The Working Dog team returns to ABC TV with Utopia, a satirical comedy about the absurdity of government-sponsored schemes while The Chaser team will present We’ll Have to Leave it There.

Judith Lucy and Lawrence Leung have new shows, Shaun Micallef’s Mad as Hell was renewed, Adam Zwar and team examine The Agony of Modern Manners while returning comedies include Upper Middle Bogan and The Moodys.

ABC director of television Richard Finlayson said 2013 had been another great year for ABC TV with the greatest increase in share across all networks, with growth in all five city markets.

“ABC TV continues to be highly valued and trusted by the Australian public,” he said.

“We tell stories other broadcasters can’t; we innovate, take risks and nurture new talent. We serve broad and niche audiences by providing high quality content across a range of genres.”

The ABC will literally start 2014 with a bang, broadcasting Sydney’s New Year’s Eve fireworks presented by Stephanie Brantz and Lawrence Mooney, and will feature much-loved ABC stars and characters including The Chaser, Shaun Micallef, Cleaver Greene (Richard Roxburgh), The Moodys and Doctor Blake (Craig McLachlan)

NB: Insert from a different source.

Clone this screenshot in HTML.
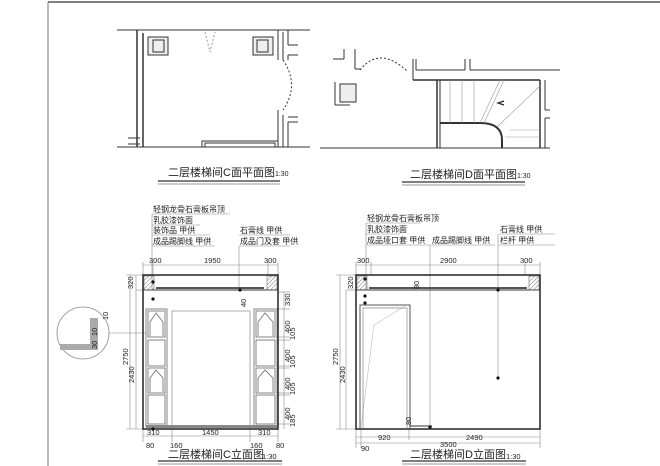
<!DOCTYPE html>
<html><head><meta charset="utf-8"><style>
html,body{margin:0;padding:0;background:#fff}
svg{display:block}
text{font-family:"Liberation Sans","Noto Sans CJK SC",sans-serif;fill:#222}
.c{font-family:"Liberation Sans","Noto Sans CJK SC",sans-serif}
</style></head><body>
<svg width="660" height="466" viewBox="0 0 660 466" xmlns="http://www.w3.org/2000/svg">
<defs>
<pattern id="h" width="3" height="3" patternUnits="userSpaceOnUse" patternTransform="rotate(45)"><line x1="0" y1="0" x2="0" y2="3" stroke="#777" stroke-width="1"/></pattern>
</defs>
<line x1="48" y1="2" x2="660" y2="2" stroke="#555" stroke-width="1.5"/>
<line x1="48" y1="2" x2="48" y2="466" stroke="#777" stroke-width="1"/>

<!-- Plan C -->
<g stroke="#333" fill="none" stroke-width="1">
<line x1="117" y1="30" x2="310" y2="30"/>
<line x1="117" y1="147" x2="310" y2="147"/>
<line x1="137" y1="30" x2="137" y2="147" stroke-width="1.5"/>
<line x1="143" y1="33" x2="143" y2="147" stroke-width="1.5"/>
<line x1="128" y1="138" x2="140" y2="138"/><line x1="128" y1="144" x2="140" y2="144"/>
<rect x="148" y="37" width="20" height="18" fill="#eee"/>
<rect x="153" y="40" width="11" height="12"/>
<rect x="253" y="37" width="20" height="18" fill="#eee"/>
<rect x="257" y="40" width="11" height="12"/>
<line x1="278" y1="30" x2="278" y2="60"/><line x1="283" y1="32" x2="283" y2="60"/>
<line x1="278" y1="110" x2="278" y2="147"/><line x1="283" y1="115" x2="283" y2="147"/>
<line x1="288" y1="30" x2="288" y2="45"/><line x1="288" y1="45" x2="298" y2="45"/>
<line x1="288" y1="55" x2="298" y2="55"/><line x1="288" y1="55" x2="288" y2="60"/>
<line x1="288" y1="117" x2="298" y2="117"/><line x1="288" y1="122" x2="298" y2="122"/>
<line x1="288" y1="122" x2="288" y2="147"/>
<path d="M283 60 Q300 85 283 110" stroke-dasharray="2 2"/>
<path d="M205 32 L210 52 L215 32" stroke-dasharray="2 2" stroke="#999"/>
<rect x="202" y="141" width="76" height="6"/>
<rect x="205" y="143" width="70" height="4"/>
</g>
<text x="168" y="176" font-size="11" class="c">二层楼梯间C面平面图<tspan font-size="7">1:30</tspan></text>
<line x1="158" y1="181" x2="280" y2="181" stroke="#333" stroke-width="1.2"/>
<line x1="158" y1="184" x2="280" y2="184" stroke="#333" stroke-width="0.6"/>

<!-- Plan D -->
<g stroke="#333" fill="none" stroke-width="1">
<line x1="320" y1="148" x2="550" y2="148"/>
<line x1="333" y1="59" x2="344" y2="59"/><line x1="344" y1="59" x2="344" y2="49"/>
<line x1="355" y1="49" x2="355" y2="69"/><line x1="355" y1="69" x2="360" y2="69"/>
<line x1="335" y1="82" x2="335" y2="105"/><line x1="335" y1="105" x2="350" y2="105"/>
<rect x="340" y="84" width="16" height="18" fill="#eee"/>
<path d="M360 70 Q380 45 408 72" stroke-dasharray="2 2"/>
<line x1="413" y1="59" x2="413" y2="80"/><line x1="416" y1="59" x2="416" y2="70"/>
<line x1="416" y1="70" x2="465" y2="70"/><line x1="465" y1="70" x2="465" y2="59"/>
<line x1="470" y1="59" x2="470" y2="70"/><line x1="470" y1="70" x2="560" y2="70"/>
<line x1="413" y1="80" x2="540" y2="80" stroke-width="1.5"/>
<line x1="437" y1="80" x2="437" y2="148" stroke-width="1.5"/>
<line x1="440" y1="80" x2="440" y2="148"/>
<line x1="540" y1="80" x2="540" y2="148" stroke-width="1.5"/>
<line x1="545" y1="80" x2="545" y2="110"/><line x1="545" y1="110" x2="550" y2="110"/>
<line x1="545" y1="118" x2="545" y2="148"/><line x1="545" y1="118" x2="550" y2="118"/>
<path d="M440 123 L480 123 Q502 123 502 140 L502 148" stroke-width="2"/>
<g stroke="#999" stroke-width="0.6">
<line x1="450" y1="80" x2="450" y2="123"/><line x1="462" y1="80" x2="462" y2="123"/><line x1="474" y1="80" x2="474" y2="123"/>
<line x1="480" y1="123" x2="500" y2="80"/><line x1="484" y1="123" x2="504" y2="80"/>
<line x1="497" y1="127" x2="540" y2="86"/><line x1="505" y1="137" x2="540" y2="137"/><line x1="510" y1="130" x2="540" y2="130"/>
</g>
</g>
<path d="M504 101 L498 103 L504 105" fill="none" stroke="#222" stroke-width="1.2"/>
<text x="410" y="178" font-size="11" class="c">二层楼梯间D面平面图<tspan font-size="7">1:30</tspan></text>
<line x1="402" y1="182" x2="525" y2="182" stroke="#333" stroke-width="1.2"/>
<line x1="402" y1="185" x2="525" y2="185" stroke="#333" stroke-width="0.6"/>

<!-- Elevation C -->
<g font-size="8">
<text x="153" y="212">轻钢龙骨石膏板吊顶</text>
<text x="153" y="223">乳胶漆饰面</text>
<text x="153" y="233">装饰品 甲供</text>
<text x="153" y="244">成品踢脚线 甲供</text>
<text x="240" y="233">石膏线 甲供</text>
<text x="240" y="244">成品门及套 甲供</text>
</g>
<g stroke="#888" stroke-width="0.6" fill="none">
<line x1="152" y1="214" x2="230" y2="214"/><line x1="152" y1="225" x2="200" y2="225"/><line x1="152" y1="235" x2="210" y2="235"/><line x1="152" y1="246" x2="215" y2="246"/>
<line x1="152" y1="214" x2="152" y2="290"/>
<line x1="239" y1="235" x2="290" y2="235"/><line x1="239" y1="246" x2="290" y2="246"/><line x1="239" y1="246" x2="239" y2="290"/>
<line x1="143" y1="265" x2="278" y2="265"/>
<line x1="143" y1="262" x2="143" y2="275"/><line x1="153" y1="262" x2="153" y2="275"/><line x1="268" y1="262" x2="268" y2="275"/><line x1="278" y1="262" x2="278" y2="275"/>
<line x1="136" y1="275" x2="136" y2="429"/><line x1="130" y1="275" x2="130" y2="429"/>
<line x1="126" y1="275" x2="143" y2="275"/><line x1="126" y1="429" x2="143" y2="429"/>
<line x1="136" y1="290" x2="143" y2="290"/>
<line x1="284" y1="292" x2="284" y2="429"/>
<line x1="278" y1="292" x2="290" y2="292"/><line x1="278" y1="309" x2="290" y2="309"/><line x1="278" y1="337" x2="290" y2="337"/><line x1="278" y1="340" x2="290" y2="340"/><line x1="278" y1="366" x2="290" y2="366"/><line x1="278" y1="368" x2="290" y2="368"/><line x1="278" y1="393" x2="290" y2="393"/><line x1="278" y1="395" x2="290" y2="395"/><line x1="278" y1="424" x2="290" y2="424"/>
<line x1="143" y1="436" x2="278" y2="436"/>
<line x1="143" y1="429" x2="143" y2="442"/><line x1="172" y1="429" x2="172" y2="442"/><line x1="250" y1="429" x2="250" y2="442"/><line x1="278" y1="429" x2="278" y2="442"/>
<line x1="109" y1="333" x2="146" y2="333"/>
</g>
<rect x="143" y="275" width="135" height="154" fill="none" stroke="#222" stroke-width="1.5"/>
<line x1="143" y1="290" x2="278" y2="290" stroke="#333"/>
<rect x="144" y="276" width="10" height="14" fill="url(#h)" stroke="#555" stroke-width="0.5"/>
<rect x="267" y="276" width="10" height="14" fill="url(#h)" stroke="#555" stroke-width="0.5"/>
<line x1="156" y1="288" x2="264" y2="288" stroke="#555" stroke-width="2"/>
<rect x="172" y="311" width="78" height="116" fill="none" stroke="#999" stroke-width="0.8"/>
<g fill="none" stroke="#666" stroke-width="0.8">
<rect x="146" y="309" width="21" height="118"/>
<rect x="148" y="311" width="17" height="26"/><rect x="148" y="340" width="17" height="26"/><rect x="148" y="368" width="17" height="25"/><rect x="148" y="395" width="17" height="29"/>
<rect x="254" y="309" width="23" height="118"/>
<rect x="256" y="311" width="19" height="26"/><rect x="256" y="340" width="19" height="26"/><rect x="256" y="368" width="19" height="25"/><rect x="256" y="395" width="19" height="29"/>
<path d="M150 336 L150 322 L156 313 L163 322 L163 336"/><path d="M258 336 L258 322 L265 313 L273 322 L273 336"/>
<path d="M150 392 L150 378 L156 370 L163 378 L163 392"/><path d="M258 392 L258 378 L265 370 L273 378 L273 392"/>
</g>
<rect x="146" y="425" width="131" height="3" fill="#888"/>
<circle cx="153" cy="282" r="1.6" fill="#111"/><circle cx="153" cy="299" r="1.6" fill="#111"/><circle cx="153" cy="429" r="1.6" fill="#111"/><circle cx="240" cy="290" r="1.6" fill="#111"/>
<circle cx="83" cy="333" r="26" fill="#fff" stroke="#888" stroke-width="0.8"/>
<rect x="60" y="344" width="38" height="6" fill="#aaa"/>
<rect x="90" y="318" width="8" height="32" fill="#aaa"/>
<g font-size="7.5">
<text x="149" y="263">300</text><text x="204" y="263">1950</text><text x="264" y="263">300</text>
<text x="147" y="435">310</text><text x="202" y="435">1450</text><text x="258" y="435">310</text>
<text x="146" y="448">80</text><text x="170" y="448">160</text><text x="250" y="448">160</text><text x="276" y="448">80</text>
<text transform="translate(133,289) rotate(-90)">320</text>
<text transform="translate(128,365) rotate(-90)">2750</text>
<text transform="translate(134,383) rotate(-90)">2430</text>
<text transform="translate(246,307) rotate(-90)">40</text>
<text transform="translate(290,306) rotate(-90)">330</text>
<text transform="translate(290,333) rotate(-90)">400</text>
<text transform="translate(295,340) rotate(-90)">105</text>
<text transform="translate(290,362) rotate(-90)">400</text>
<text transform="translate(295,368) rotate(-90)">105</text>
<text transform="translate(290,390) rotate(-90)">400</text>
<text transform="translate(295,395) rotate(-90)">105</text>
<text transform="translate(290,420) rotate(-90)">400</text>
<text transform="translate(295,427) rotate(-90)">185</text>
<text transform="translate(97,349) rotate(-90)">30</text>
<text transform="translate(97,336) rotate(-90)">10</text>
<text transform="translate(108,320) rotate(-90)">10</text>
</g>
<text x="168" y="458" font-size="11" class="c">二层楼梯间C立面图</text>
<text x="262" y="459" font-size="7.5">1:30</text>
<line x1="158" y1="461" x2="282" y2="461" stroke="#333" stroke-width="1.2"/>
<line x1="158" y1="464" x2="282" y2="464" stroke="#333" stroke-width="0.6"/>

<!-- Elevation D -->
<g font-size="8">
<text x="367" y="221">轻钢龙骨石膏板吊顶</text>
<text x="367" y="232">乳胶漆饰面</text>
<text x="367" y="243">成品垭口套 甲供</text>
<text x="432" y="243">成品踢脚线 甲供</text>
<text x="500" y="232">石膏线 甲供</text>
<text x="500" y="243">栏杆 甲供</text>
</g>
<g stroke="#888" stroke-width="0.6" fill="none">
<line x1="366" y1="223" x2="420" y2="223"/><line x1="366" y1="234" x2="400" y2="234"/><line x1="366" y1="245" x2="430" y2="245"/>
<line x1="366" y1="223" x2="366" y2="290"/>
<line x1="431" y1="245" x2="495" y2="245"/><line x1="430" y1="245" x2="430" y2="427"/>
<line x1="499" y1="234" x2="555" y2="234"/><line x1="499" y1="245" x2="555" y2="245"/><line x1="498" y1="234" x2="498" y2="378"/>
<line x1="356" y1="265" x2="540" y2="265"/>
<line x1="356" y1="262" x2="356" y2="275"/><line x1="371" y1="262" x2="371" y2="275"/><line x1="525" y1="262" x2="525" y2="275"/><line x1="540" y1="262" x2="540" y2="275"/>
<line x1="340" y1="275" x2="340" y2="429"/><line x1="346" y1="290" x2="346" y2="429"/>
<line x1="336" y1="275" x2="356" y2="275"/><line x1="336" y1="429" x2="356" y2="429"/><line x1="346" y1="290" x2="356" y2="290"/>
<line x1="356" y1="437" x2="540" y2="437"/><line x1="356" y1="443" x2="540" y2="443"/>
<line x1="356" y1="429" x2="356" y2="448"/><line x1="361" y1="429" x2="361" y2="448"/><line x1="409" y1="429" x2="409" y2="440"/><line x1="540" y1="429" x2="540" y2="448"/>
<path d="M361 427 L374 325 L405 306" stroke="#bbb"/>
</g>
<rect x="356" y="275" width="184" height="154" fill="none" stroke="#222" stroke-width="1.5"/>
<line x1="356" y1="290" x2="540" y2="290" stroke="#333"/>
<rect x="357" y="276" width="10" height="14" fill="url(#h)" stroke="#555" stroke-width="0.5"/>
<rect x="529" y="276" width="10" height="14" fill="url(#h)" stroke="#555" stroke-width="0.5"/>
<line x1="369" y1="288" x2="527" y2="288" stroke="#555" stroke-width="2"/>
<path d="M360 428 L360 305 L410 305 L410 428" fill="none" stroke="#555" stroke-width="1"/>
<path d="M363 428 L363 308 L407 308 L407 428" fill="none" stroke="#888" stroke-width="0.7"/>
<line x1="410" y1="426" x2="432" y2="426" stroke="#333"/>
<circle cx="365" cy="279" r="1.6" fill="#111"/><circle cx="365" cy="296" r="1.6" fill="#111"/><circle cx="365" cy="303" r="1.6" fill="#111"/><circle cx="498" cy="290" r="1.6" fill="#111"/><circle cx="498" cy="378" r="1.6" fill="#111"/><circle cx="430" cy="427" r="1.6" fill="#111"/>
<g font-size="7.5">
<text x="357" y="263">300</text><text x="440" y="263">2900</text><text x="520" y="263">300</text>
<text x="378" y="440">920</text><text x="466" y="440">2490</text><text x="440" y="447">3500</text><text x="361" y="451">90</text>
<text transform="translate(353,289) rotate(-90)">320</text>
<text transform="translate(338,365) rotate(-90)">2750</text>
<text transform="translate(345,383) rotate(-90)">2430</text>
<text transform="translate(419,289) rotate(-90)">80</text>
<text transform="translate(411,425) rotate(-90)">80</text>
</g>
<text x="410" y="458" font-size="11" class="c">二层楼梯间D立面图</text>
<text x="506" y="459" font-size="7.5">1:30</text>
<line x1="402" y1="461" x2="526" y2="461" stroke="#333" stroke-width="1.2"/>
<line x1="402" y1="464" x2="526" y2="464" stroke="#333" stroke-width="0.6"/>
</svg>
</body></html>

Drama highlights will include Marta Dusseldorp in Crownies spin-off Janet King, The Code, a tale stretching from Australia’s outback to the cool corridors of power in Canberra, indigenous family drama The Gods of Wheat Street and Old School, starring Bryan Brown and Sam Neill. There will be more Rake, Dr Blake and Guy Pearce returns as Jack Irish.

Flamboyant transgender pioneer Carlotta, who will be portrayed on screen next year in a telemovie about her life by Perth's Jessica Marais, made a surprise appearance on stage to sing The Lady Is a Tramp. She raised Marais as a "fantastic actress".

Online comedians Bondi Hipsters get their own show on ABC2 called Soul Mates and took to the stage to joke that having the likes of “young talent” such as Pearce, Brown and Neill on the ABC was the Australian version of The Expendables.

FIFO life in WA and Queensland will be under the spotlight in documentary series The Fling Miners while Save Your Life Tonight will feature patients having surgical and diagnostic procedures on stage in front of a studio audience.

The anniversary of World War I will be marked with programming including the six-part drama Anzac Girls and the four-part The War That Changed Us, currently being shot in WA by Electric Pictures.

iView, Australia’s most popular catch up TV service, had 154 million program views this year and will next year be available to Android users.

It will get a new look and more past series will be available within the app for a fee instead of users having to switch to ITunes. Finalyson said the aim was to eventually make all of the ABC archive available.

Two shows made specifically for iView, sketch show Fresh Blood and science fiction series Wastelander Panda, will debut on iView.